Support for this theory can be seen in the Level 2 action on a typical trading day, which usually features a volume between 1-2 million shares exchanged. In this example from October 7, large blocks of shares were available on the Bid/Ask between a set range of $1.10 - $1.25. There are also extraordinarily large numbers of shares at certain prices ($1.14 in the example below), possibly to encourage large fill orders.
Source: Webull Level 2 Chart
Add the extremely high daily shorting activity, including significant levels of naked shorting, to this hypothesis and the evidence is strong that the share price is being managed to achieve an objective.
Source: Naked Short Report
Consider this summary by Market Chameleon on the Aytu daily trading activity for October 16th:
AYTU Dark Pool Trades Dark pool trades reported for AYTU have accounted for 66% of the total volume today. Over the past 20 days, the average dark pool volume has been 67%. Total volume in the dark pool is 1.4 million. The VWAP price for only the dark pool trades is 1.03.
AYTU Sweep Orders Sweep orders that seek immediate execution are considered a more aggressive order type. These sweep orders have represented 14% of the stock volume in AYTU today, totaling 295,741 shares for a VWAP price of 1.03.
Block Trades Large block trades in AYTU, which often represent institutional trading, have accounted for 19% of all the volume on the day, for a total of 384,326. The 20-day average volume percentage has been 22%.
It is common practice that Market Makers will use the regular market for benchmarking the price which is then used in the dark pool. If the regular market is shorted heavy and there is a high % of the daily volume taking place in the dark pool, it is reasonable to suspect accumulation. When you consider the growth in institutional ownership in Aytu, it also seems to support the idea that accumulation has been happening.

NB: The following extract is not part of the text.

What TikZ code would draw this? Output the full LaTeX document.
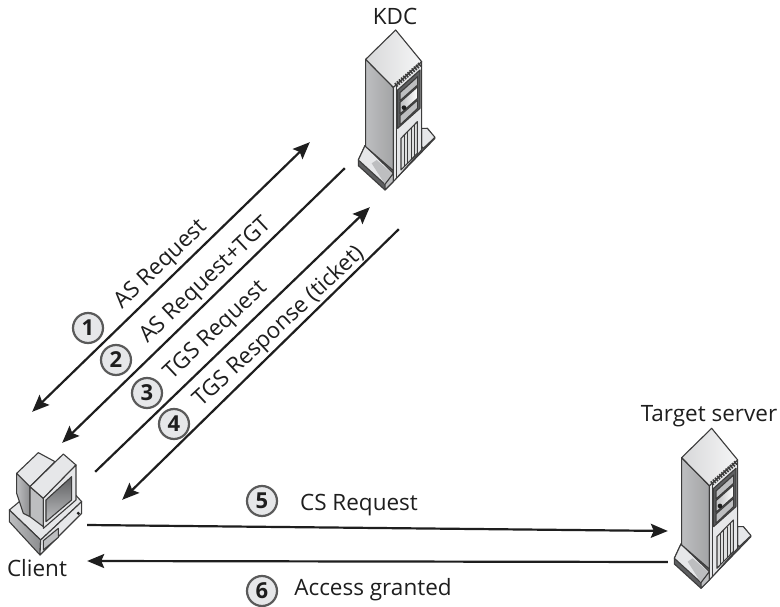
\documentclass[tikz,border=0pt]{standalone}
\usepackage{fontspec}
\setmainfont{Open Sans}
\usetikzlibrary{arrows.meta}
\definecolor{ink}{HTML}{1E1E1E}
\definecolor{edgeg}{HTML}{3C3C3C}
\definecolor{ringg}{HTML}{5A5A5A}
\definecolor{lite}{HTML}{E6E7E9}
\definecolor{mid}{HTML}{BDBEC0}
\definecolor{dark}{HTML}{8C8D8F}
\definecolor{deep}{HTML}{5E5F61}
\tikzset{
  tip/.tip={Stealth[length=17pt,width=14pt,inset=3pt]},
  conn/.style={draw=ink,line width=2.2pt,-tip},
  connb/.style={draw=ink,line width=2.2pt,tip-tip},
  lab/.style={font=\fontsize{22.5pt}{24pt}\selectfont,text=ink,inner sep=0pt},
  num/.style={circle,draw=ringg,line width=2.2pt,fill=lite,minimum size=30pt,inner sep=0pt,text=ink,font=\fontsize{22pt}{22pt}\selectfont\bfseries},
  part/.style={draw=edgeg,line width=1.1pt,line join=round},
  pt/.style={inner sep=0pt,minimum size=0pt}
}
\newcommand{\towerserver}[2]{%
\begin{scope}[shift={(#1,#2)},x=0.3333pt,y=-0.3333pt]
 % base
 \fill[part,fill=deep] (85,480) -- (85,497) -- (165,570) -- (315,415) -- (292,385) -- (105,437) -- cycle;
 \fill[part,fill=lite] (105,437) -- (85,480) -- (165,553) -- (190,520) -- cycle;
 \fill[mid] (125,490) -- (165,553) -- (188,522) -- (140,480) -- cycle;
 \fill[part,fill=lite] (275,385) -- (292,385) -- (315,412) -- (280,445) -- (275,440) -- cycle;
 \fill[part,fill=mid] (165,553) -- (165,570) -- (190,545) -- (190,520) -- cycle;
 % left side
 \fill[part,left color=mid,right color=dark!80] (107,178) -- (107,440) -- (190,512) -- (190,262) -- cycle;
 % front
 \fill[part,fill=lite] (190,262) -- (190,545) -- (213,520) -- (275,450) -- (275,185) -- cycle;
 \draw[part] (200,258) -- (200,535);
 % top
 \fill[part,left color=mid!60,right color=lite!40] (197,90) -- (107,178) -- (190,262) -- (275,185) -- cycle;
 % strip
 \draw[line width=4.5pt,edgeg,dash pattern=on 1.6pt off 1.2pt] (197,256) -- (271,192);
 % bays
 \fill[part,fill=deep] (203,270) -- (270,210) -- (270,325) -- (203,385) -- cycle;
 \fill[part,fill=mid] (210,278) -- (263,230) -- (263,255) -- (210,302) -- cycle;
 \fill[part,left color=mid,right color=white] (210,307) -- (263,260) -- (263,295) -- (210,342) -- cycle;
 \fill[part,fill=mid] (210,347) -- (263,300) -- (263,325) -- (210,375) -- cycle;
 \fill[ink] (222,323) circle (7);
 % vents
 \fill[part,fill=mid!50] (213,415) -- (262,365) -- (262,460) -- (213,510) -- cycle;
 \foreach \i in {1,...,4}{\draw[line width=.9pt,edgeg] ({213+\i*10},{415-\i*10}) -- ({213+\i*10},{510-\i*10});}
\end{scope}}
\begin{document}
\begin{tikzpicture}[x=1pt,y=-1pt]
\useasboundingbox (0,0) rectangle (780,607);
\fill[white] (0,0) rectangle (780,607);
% servers
\towerserver{330}{0}
\towerserver{646}{398.3}
% client
\begin{scope}[shift={(0,450)},x=0.3333pt,y=-0.3333pt]
 \fill[part,fill=lite] (28,180) -- (70,145) -- (215,122) -- (245,155) -- (122,270) -- cycle;
 \fill[part,left color=mid,right color=dark] (28,180) -- (28,215) -- (120,315) -- (122,270) -- cycle;
 \fill[part,fill=lite] (122,270) -- (120,315) -- (245,190) -- (245,155) -- cycle;
 \fill[part,fill=mid] (130,272) -- (175,235) -- (175,262) -- (130,300) -- cycle;
 \fill[ink] (235,190) circle (5);
 % monitor rear
 \fill[part,left color=mid,right color=dark] (50,70) -- (50,130) -- (70,190) -- (90,200) -- (90,110) -- cycle;
 \fill[part,fill=lite] (50,70) -- (115,8) -- (165,35) -- (90,110) -- cycle;
 % monitor front frame
 \fill[part,fill=mid] (90,110) -- (130,145) -- (130,230) -- (90,200) -- cycle;
 \fill[part,fill=lite] (90,110) -- (190,12) -- (228,45) -- (130,145) -- cycle;
 \fill[part,fill=lite] (130,145) -- (228,45) -- (228,150) -- (130,235) -- cycle;
 \fill[part,bottom color=mid,top color=deep] (138,150) -- (215,80) -- (215,150) -- (138,215) -- cycle;
\end{scope}
% anchors
\node[pt] (c1a) at (32,412) {};
\node[pt] (k1) at (310,142) {};
\node[pt] (k2) at (345,168) {};
\node[pt] (c2) at (62,443) {};
\node[pt] (c3) at (95,472) {};
\node[pt] (k3) at (370,207) {};
\node[pt] (k4) at (399,229) {};
\node[pt] (c4) at (122,500) {};
\node[pt] (c5) at (87,525) {};
\node[pt] (t5) at (668,531) {};
\node[pt] (t6) at (668,562) {};
\node[pt] (c6) at (87,561) {};
\draw[connb] (c1a) -- (k1);
\draw[conn] (k2) -- (c2);
\draw[conn] (c3) -- (k3);
\draw[conn] (k4) -- (c4);
\draw[conn] (c5) -- (t5);
\draw[conn] (t6) -- (c6);
% labels
\node[lab] (kdc) at (395,16) {KDC};
\node[lab] (client) at (37,568) {Client};
\node[lab] (target) at (709,416) {Target server};
\node[num] (n1) at (88,328) {1};
\node[num] (n2) at (116,360) {2};
\node[num] (n3) at (147,393) {3};
\node[num] (n4) at (174,424) {4};
\node[num] (n5) at (262,501) {5};
\node[num] (n6) at (262,591) {6};
\node[lab,rotate=43.5] (l1) at (161,265) {AS Request};
\node[lab,rotate=43.5] (l2) at (206,281) {AS Request+TGT};
\node[lab,rotate=43.5] (l3) at (216,331) {TGS Request};
\node[lab,rotate=43] (l4) at (279,327) {TGS Response (ticket)};
\node[lab] (l5) at (359,505) {CS Request};
\node[lab] (l6) at (373,590) {Access granted};
\end{tikzpicture}
\end{document}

Conventional wisdom states that if you want to make big money in the market, you must learn to gauge institutional support because it is one of the most important factors in a stock's long-term success. Well Aytu has grown to at least 134 institutional owners and shareholders holding over 14.45 million shares, according to the 13D/G/F forms filed to date with the Securities Exchange Commission (SEC). The largest shareholders include Vanguard Group, BlackRock, and Bank of America. But despite that growing interest by big money, repeated earnings beats, and record Q-o-Q revenue growth, the Aytu share price has remained stagnant or declined.

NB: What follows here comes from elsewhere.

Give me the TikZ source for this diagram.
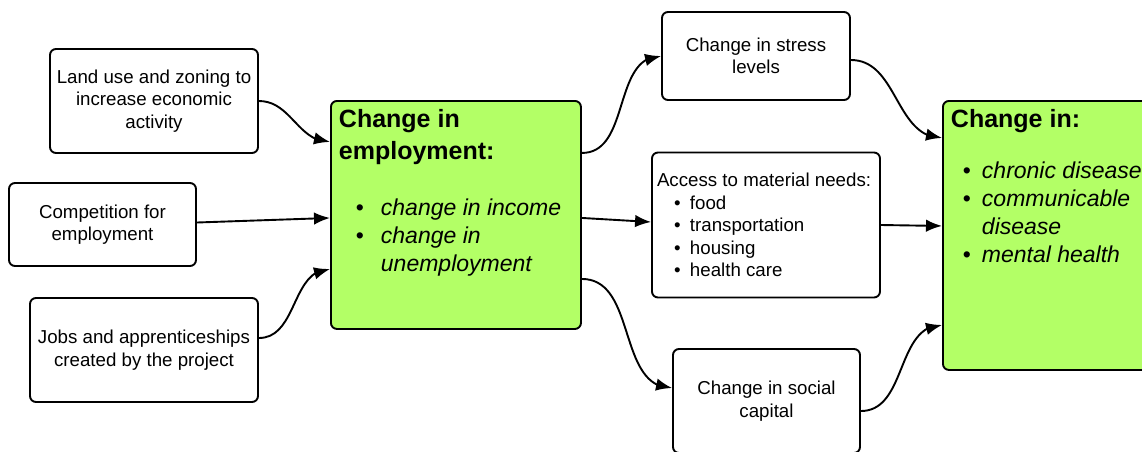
\documentclass[tikz,border=0pt]{standalone}
\usepackage{fontspec}
\setmainfont{Liberation Sans}
\usetikzlibrary{arrows.meta,bending}
\definecolor{limegreen}{RGB}{179,255,102}
\begin{document}
\begin{tikzpicture}[x=1pt,y=-1pt,>={Latex[length=16pt,width=12.5pt,flex]},
	box/.style={draw,line width=1.9pt,rounded corners=6pt,align=center,inner sep=4pt,font=\fontsize{18.7}{22.5}\selectfont},
	greenbox/.style={box,fill=limegreen,inner sep=8pt,anchor=north west,align=left},
	link/.style={->,line width=1.9pt,out=0,in=180}]
	\def\bul{\textup{\textbullet}}
	\useasboundingbox (0,0) rectangle (1142,451);
	% causes
	\node[box,minimum width=208pt,minimum height=104pt] (landuse) at (154,101) {Land use and zoning to\\increase economic\\activity};
	\node[box,minimum width=187pt,minimum height=83pt] (compete) at (102.5,224.5) {Competition for\\employment};
	\node[box,minimum width=228pt,minimum height=104pt] (jobs) at (144,350) {Jobs and apprenticeships\\created by the project};
	% employment
	\node[greenbox] (employ) at (330,100) {\parbox[t][212pt][t]{234pt}{%
		{\fontsize{25}{32}\selectfont\bfseries Change in\\employment:\par}
		\vspace{28pt}
		{\fontsize{23}{28}\selectfont\itshape
		\hspace*{17pt}\makebox[25pt][l]{\bul}change in income\\
		\hspace*{17pt}\makebox[25pt][l]{\bul}change in\\
		\hspace*{42pt}unemployment\par}}};
	% pathways
	\node[box,minimum width=188pt,minimum height=88pt] (stress) at (756,56) {Change in stress\\levels};
	\node[box,minimum width=228pt,minimum height=145pt,inner sep=5pt] (access) at (766,225) {\parbox{218pt}{Access to material needs:\\
		\hspace*{17pt}\makebox[16pt][l]{\bul}food\\
		\hspace*{17pt}\makebox[16pt][l]{\bul}transportation\\
		\hspace*{17pt}\makebox[16pt][l]{\bul}housing\\
		\hspace*{17pt}\makebox[16pt][l]{\bul}health care}};
	\node[box,minimum width=187pt,minimum height=104pt] (social) at (766.5,401) {Change in social\\capital};
	% outcomes
	\node[greenbox] (health) at (942,100) {\parbox[t][253pt][t]{194pt}{%
		{\fontsize{25}{32}\selectfont\bfseries Change in:\par}
		\vspace{23pt}
		{\fontsize{23}{28}\selectfont\itshape
		\hspace*{12pt}\makebox[19pt][l]{\bul}chronic disease\\
		\hspace*{12pt}\makebox[19pt][l]{\bul}communicable\\
		\hspace*{31pt}disease\\
		\hspace*{12pt}\makebox[19pt][l]{\bul}mental health\par}}};
	% arrows
	\draw[link] (landuse.east) to ([yshift=73pt]employ.west);
	\draw[link] ([yshift=2pt]compete.east) -- ([yshift=-3pt]employ.west);
	\draw[link] ([yshift=12pt]jobs.east) to ([yshift=-54pt]employ.west);
	\draw[link] ([yshift=62pt]employ.east) to (stress.west);
	\draw[link] ([yshift=-3pt]employ.east) -- ([yshift=3pt]access.west);
	\draw[link] ([yshift=-64pt]employ.east) to ([yshift=13pt]social.west);
	\draw[link] ([yshift=-4pt]stress.east) to ([yshift=97.5pt]health.west);
	\draw[link] (access.east) -- ([yshift=9.5pt]health.west);
	\draw[link] ([yshift=-10pt]social.east) to ([yshift=-89.5pt]health.west);
\end{tikzpicture}
\end{document}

What is an Aytu investor to do facing this prolonged period of share price stagnation?
The senior leadership team of Josh and Jarrett Disbrow, as well as Bassam Damaj, former CEO of Innovus and now President of Consumer Health at Aytu, have all created successful, multi-million dollar pharmaceutical companies before. They've been there, done that, and appear to be doing it again very effectively. Aytu's financial position is strong enough that they returned the federal PPP. They also have not yet publicly announced any federal assistance to fund Healight development. The strong cost management and transparency demonstrated by Aytu also minimizes the risk of near-term dilution. This is a company that demonstrates a disciplined, methodical, and well-planned strategic approach to its growth. My advice for investors in Aytu is to employ that same patience and buy when institutions are buying.
Disclosure: I am/we are long AYTU. I wrote this article myself, and it expresses my own opinions. I am not receiving compensation for it (other than from Seeking Alpha). I have no business relationship with any company whose stock is mentioned in this article.
Editor's Note: This article covers one or more microcap stocks. Please be aware of the risks associated with these stocks.